* begin *
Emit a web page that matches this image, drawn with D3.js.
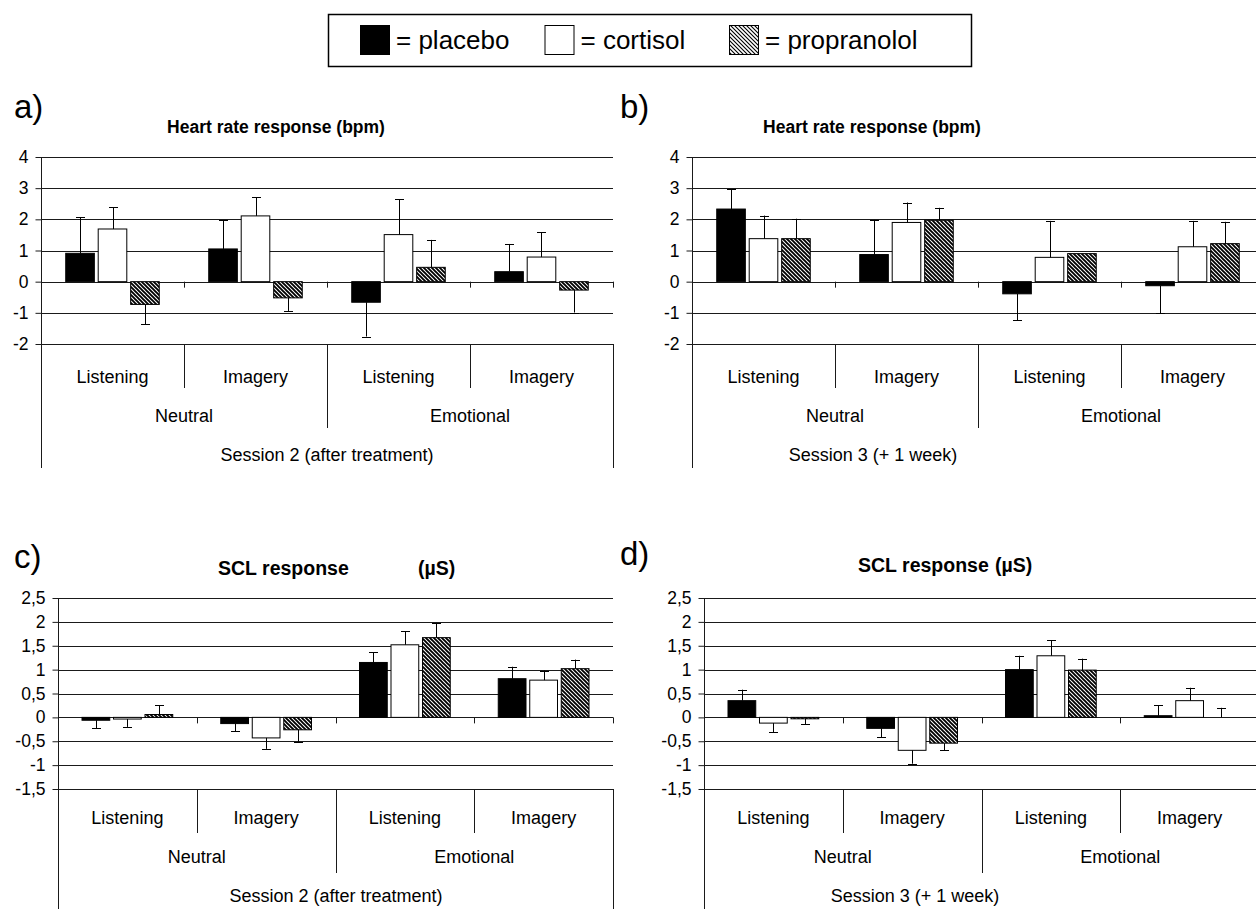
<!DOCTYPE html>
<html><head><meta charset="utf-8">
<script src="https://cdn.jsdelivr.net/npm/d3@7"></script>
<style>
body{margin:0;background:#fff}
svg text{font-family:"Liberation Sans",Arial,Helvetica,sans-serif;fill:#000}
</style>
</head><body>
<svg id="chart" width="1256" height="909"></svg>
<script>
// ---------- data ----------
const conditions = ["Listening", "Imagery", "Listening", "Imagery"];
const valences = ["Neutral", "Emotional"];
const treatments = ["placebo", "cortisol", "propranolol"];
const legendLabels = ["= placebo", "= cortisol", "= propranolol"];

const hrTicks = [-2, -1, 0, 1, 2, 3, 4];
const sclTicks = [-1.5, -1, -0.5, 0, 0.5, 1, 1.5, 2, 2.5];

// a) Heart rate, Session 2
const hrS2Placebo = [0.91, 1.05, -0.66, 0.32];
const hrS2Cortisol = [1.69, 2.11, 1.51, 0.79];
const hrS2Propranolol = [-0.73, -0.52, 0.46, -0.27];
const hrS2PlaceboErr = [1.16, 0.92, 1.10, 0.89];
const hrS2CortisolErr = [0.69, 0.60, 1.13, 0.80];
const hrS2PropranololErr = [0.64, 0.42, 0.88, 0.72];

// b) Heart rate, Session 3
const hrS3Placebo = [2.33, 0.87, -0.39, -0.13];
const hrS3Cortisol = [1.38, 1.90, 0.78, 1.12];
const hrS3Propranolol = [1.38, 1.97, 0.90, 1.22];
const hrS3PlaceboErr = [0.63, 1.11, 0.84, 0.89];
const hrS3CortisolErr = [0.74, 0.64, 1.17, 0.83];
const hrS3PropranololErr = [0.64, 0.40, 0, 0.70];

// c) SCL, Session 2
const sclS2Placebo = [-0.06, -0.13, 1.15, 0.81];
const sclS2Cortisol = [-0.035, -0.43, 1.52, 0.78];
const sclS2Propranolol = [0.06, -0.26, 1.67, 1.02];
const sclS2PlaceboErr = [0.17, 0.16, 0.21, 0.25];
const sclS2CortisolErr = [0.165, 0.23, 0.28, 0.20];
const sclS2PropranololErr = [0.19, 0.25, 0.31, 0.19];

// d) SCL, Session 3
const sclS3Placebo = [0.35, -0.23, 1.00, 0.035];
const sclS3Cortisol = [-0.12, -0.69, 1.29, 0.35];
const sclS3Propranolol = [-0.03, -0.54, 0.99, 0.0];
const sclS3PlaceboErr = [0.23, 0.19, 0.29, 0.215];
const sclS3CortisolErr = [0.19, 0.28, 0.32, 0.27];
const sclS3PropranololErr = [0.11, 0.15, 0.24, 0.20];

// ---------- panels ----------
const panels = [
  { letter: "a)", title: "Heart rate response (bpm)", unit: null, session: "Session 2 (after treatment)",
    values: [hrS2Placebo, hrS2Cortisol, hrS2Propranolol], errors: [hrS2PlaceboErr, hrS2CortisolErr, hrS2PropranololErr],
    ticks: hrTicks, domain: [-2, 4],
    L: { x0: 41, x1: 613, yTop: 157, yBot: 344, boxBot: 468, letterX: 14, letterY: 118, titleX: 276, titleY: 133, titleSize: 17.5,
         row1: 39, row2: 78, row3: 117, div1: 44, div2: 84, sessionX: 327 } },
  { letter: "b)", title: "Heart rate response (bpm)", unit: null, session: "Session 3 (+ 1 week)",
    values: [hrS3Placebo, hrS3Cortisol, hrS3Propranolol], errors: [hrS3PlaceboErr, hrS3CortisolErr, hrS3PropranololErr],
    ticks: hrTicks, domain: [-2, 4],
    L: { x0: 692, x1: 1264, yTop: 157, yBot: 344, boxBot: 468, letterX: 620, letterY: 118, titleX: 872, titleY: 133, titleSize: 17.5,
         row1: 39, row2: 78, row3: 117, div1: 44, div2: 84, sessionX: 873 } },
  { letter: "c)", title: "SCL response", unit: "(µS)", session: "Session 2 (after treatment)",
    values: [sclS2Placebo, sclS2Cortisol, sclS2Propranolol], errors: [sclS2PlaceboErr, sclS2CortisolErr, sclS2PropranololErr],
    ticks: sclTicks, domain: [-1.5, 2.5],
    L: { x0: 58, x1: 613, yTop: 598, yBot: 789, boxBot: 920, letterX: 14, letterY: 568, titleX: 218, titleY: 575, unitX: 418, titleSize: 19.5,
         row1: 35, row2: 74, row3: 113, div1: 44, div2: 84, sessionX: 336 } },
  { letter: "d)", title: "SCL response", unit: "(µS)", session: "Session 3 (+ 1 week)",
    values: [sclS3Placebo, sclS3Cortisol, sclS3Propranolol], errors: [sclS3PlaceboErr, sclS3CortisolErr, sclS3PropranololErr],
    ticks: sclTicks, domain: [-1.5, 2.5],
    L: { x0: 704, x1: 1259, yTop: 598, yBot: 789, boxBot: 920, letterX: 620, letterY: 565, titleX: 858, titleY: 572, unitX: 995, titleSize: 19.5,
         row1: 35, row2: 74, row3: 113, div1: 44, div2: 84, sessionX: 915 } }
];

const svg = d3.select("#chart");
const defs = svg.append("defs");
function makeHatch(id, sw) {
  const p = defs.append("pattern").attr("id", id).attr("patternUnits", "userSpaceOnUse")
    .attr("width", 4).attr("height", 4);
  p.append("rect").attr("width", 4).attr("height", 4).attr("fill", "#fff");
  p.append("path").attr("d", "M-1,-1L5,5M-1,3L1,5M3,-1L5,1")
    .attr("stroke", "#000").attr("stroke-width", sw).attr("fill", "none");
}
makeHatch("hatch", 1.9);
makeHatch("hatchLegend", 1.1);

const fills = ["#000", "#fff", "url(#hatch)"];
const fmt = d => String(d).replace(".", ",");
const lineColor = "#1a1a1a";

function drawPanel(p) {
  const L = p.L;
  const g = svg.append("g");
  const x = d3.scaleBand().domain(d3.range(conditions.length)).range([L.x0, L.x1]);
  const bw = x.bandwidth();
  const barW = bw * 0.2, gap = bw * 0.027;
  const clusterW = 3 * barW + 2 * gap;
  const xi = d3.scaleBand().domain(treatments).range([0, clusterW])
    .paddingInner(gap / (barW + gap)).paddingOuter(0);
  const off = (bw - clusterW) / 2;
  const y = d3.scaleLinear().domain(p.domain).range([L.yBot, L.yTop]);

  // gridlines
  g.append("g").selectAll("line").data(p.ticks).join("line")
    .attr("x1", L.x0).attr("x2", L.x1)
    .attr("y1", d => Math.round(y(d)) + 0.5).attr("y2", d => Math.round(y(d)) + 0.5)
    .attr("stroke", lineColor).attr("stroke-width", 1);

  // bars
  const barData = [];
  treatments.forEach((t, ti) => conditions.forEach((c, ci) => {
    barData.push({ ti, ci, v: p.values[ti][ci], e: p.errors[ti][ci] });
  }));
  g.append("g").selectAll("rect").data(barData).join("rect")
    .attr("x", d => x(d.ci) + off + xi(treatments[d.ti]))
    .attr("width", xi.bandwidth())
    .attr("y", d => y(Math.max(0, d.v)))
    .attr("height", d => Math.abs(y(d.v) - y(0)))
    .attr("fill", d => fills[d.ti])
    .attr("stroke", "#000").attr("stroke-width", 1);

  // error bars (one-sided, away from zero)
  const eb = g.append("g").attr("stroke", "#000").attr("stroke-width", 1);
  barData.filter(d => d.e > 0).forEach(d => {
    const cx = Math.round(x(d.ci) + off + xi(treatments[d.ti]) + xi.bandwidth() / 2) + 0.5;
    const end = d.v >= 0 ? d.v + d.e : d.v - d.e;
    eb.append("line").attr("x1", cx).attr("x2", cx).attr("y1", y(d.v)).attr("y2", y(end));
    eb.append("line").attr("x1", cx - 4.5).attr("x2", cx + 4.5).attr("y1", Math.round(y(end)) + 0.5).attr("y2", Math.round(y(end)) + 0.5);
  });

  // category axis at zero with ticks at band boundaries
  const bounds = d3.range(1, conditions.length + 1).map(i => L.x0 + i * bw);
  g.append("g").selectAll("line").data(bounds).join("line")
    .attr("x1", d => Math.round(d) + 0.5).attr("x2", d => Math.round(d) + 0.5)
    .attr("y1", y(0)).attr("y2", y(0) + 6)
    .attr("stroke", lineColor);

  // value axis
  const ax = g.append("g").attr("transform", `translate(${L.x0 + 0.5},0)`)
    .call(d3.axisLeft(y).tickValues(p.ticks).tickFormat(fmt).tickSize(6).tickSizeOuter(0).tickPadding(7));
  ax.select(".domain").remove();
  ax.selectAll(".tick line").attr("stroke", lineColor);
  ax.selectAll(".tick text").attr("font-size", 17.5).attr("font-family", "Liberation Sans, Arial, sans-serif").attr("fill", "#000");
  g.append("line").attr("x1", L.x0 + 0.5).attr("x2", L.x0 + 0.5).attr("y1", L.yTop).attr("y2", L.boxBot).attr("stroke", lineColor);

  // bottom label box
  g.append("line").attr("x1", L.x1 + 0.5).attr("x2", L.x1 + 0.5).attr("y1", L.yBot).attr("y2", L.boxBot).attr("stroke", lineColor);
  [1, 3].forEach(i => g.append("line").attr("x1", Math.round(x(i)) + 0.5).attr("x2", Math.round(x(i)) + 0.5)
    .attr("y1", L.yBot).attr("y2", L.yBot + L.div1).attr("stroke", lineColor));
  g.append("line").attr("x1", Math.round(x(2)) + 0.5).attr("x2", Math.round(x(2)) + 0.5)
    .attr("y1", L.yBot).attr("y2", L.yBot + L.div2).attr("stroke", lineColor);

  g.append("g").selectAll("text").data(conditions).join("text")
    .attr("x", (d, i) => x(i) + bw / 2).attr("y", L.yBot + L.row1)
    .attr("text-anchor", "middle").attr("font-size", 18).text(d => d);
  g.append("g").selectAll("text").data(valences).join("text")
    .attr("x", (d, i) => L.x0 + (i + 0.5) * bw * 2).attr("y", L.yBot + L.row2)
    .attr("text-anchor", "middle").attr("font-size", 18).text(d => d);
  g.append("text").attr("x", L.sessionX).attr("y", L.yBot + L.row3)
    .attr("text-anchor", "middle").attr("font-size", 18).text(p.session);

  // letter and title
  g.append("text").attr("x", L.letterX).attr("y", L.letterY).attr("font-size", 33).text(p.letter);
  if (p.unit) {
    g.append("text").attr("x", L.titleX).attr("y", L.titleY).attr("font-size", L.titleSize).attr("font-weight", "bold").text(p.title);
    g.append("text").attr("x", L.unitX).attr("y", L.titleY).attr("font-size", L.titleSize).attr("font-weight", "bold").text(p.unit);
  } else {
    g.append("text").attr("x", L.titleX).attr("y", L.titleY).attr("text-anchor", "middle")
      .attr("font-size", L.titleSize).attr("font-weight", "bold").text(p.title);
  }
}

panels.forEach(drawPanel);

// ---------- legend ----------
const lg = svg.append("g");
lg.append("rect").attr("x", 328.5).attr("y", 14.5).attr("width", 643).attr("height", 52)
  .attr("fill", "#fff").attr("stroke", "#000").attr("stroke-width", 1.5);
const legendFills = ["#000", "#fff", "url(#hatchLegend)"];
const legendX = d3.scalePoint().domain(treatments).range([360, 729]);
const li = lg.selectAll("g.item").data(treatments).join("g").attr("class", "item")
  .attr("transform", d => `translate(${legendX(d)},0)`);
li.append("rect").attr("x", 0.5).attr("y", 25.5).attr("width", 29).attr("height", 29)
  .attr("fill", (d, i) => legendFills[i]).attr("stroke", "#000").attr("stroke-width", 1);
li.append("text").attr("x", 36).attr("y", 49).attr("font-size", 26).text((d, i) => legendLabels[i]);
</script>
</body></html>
* end *
**WHAT THE TASK REQUIRES**
Give again exactly the lines running from the beginning of the material above through the line that contains "const hrS2PropranololErr = [0.64, 0.42, 0.88, 0.72];", and leave out every picture.

**RESPONSE TO THIS TASK**
Emit a web page that matches this image, drawn with D3.js.
<!DOCTYPE html>
<html><head><meta charset="utf-8">
<script src="https://cdn.jsdelivr.net/npm/d3@7"></script>
<style>
body{margin:0;background:#fff}
svg text{font-family:"Liberation Sans",Arial,Helvetica,sans-serif;fill:#000}
</style>
</head><body>
<svg id="chart" width="1256" height="909"></svg>
<script>
// ---------- data ----------
const conditions = ["Listening", "Imagery", "Listening", "Imagery"];
const valences = ["Neutral", "Emotional"];
const treatments = ["placebo", "cortisol", "propranolol"];
const legendLabels = ["= placebo", "= cortisol", "= propranolol"];

const hrTicks = [-2, -1, 0, 1, 2, 3, 4];
const sclTicks = [-1.5, -1, -0.5, 0, 0.5, 1, 1.5, 2, 2.5];

// a) Heart rate, Session 2
const hrS2Placebo = [0.91, 1.05, -0.66, 0.32];
const hrS2Cortisol = [1.69, 2.11, 1.51, 0.79];
const hrS2Propranolol = [-0.73, -0.52, 0.46, -0.27];
const hrS2PlaceboErr = [1.16, 0.92, 1.10, 0.89];
const hrS2CortisolErr = [0.69, 0.60, 1.13, 0.80];
const hrS2PropranololErr = [0.64, 0.42, 0.88, 0.72];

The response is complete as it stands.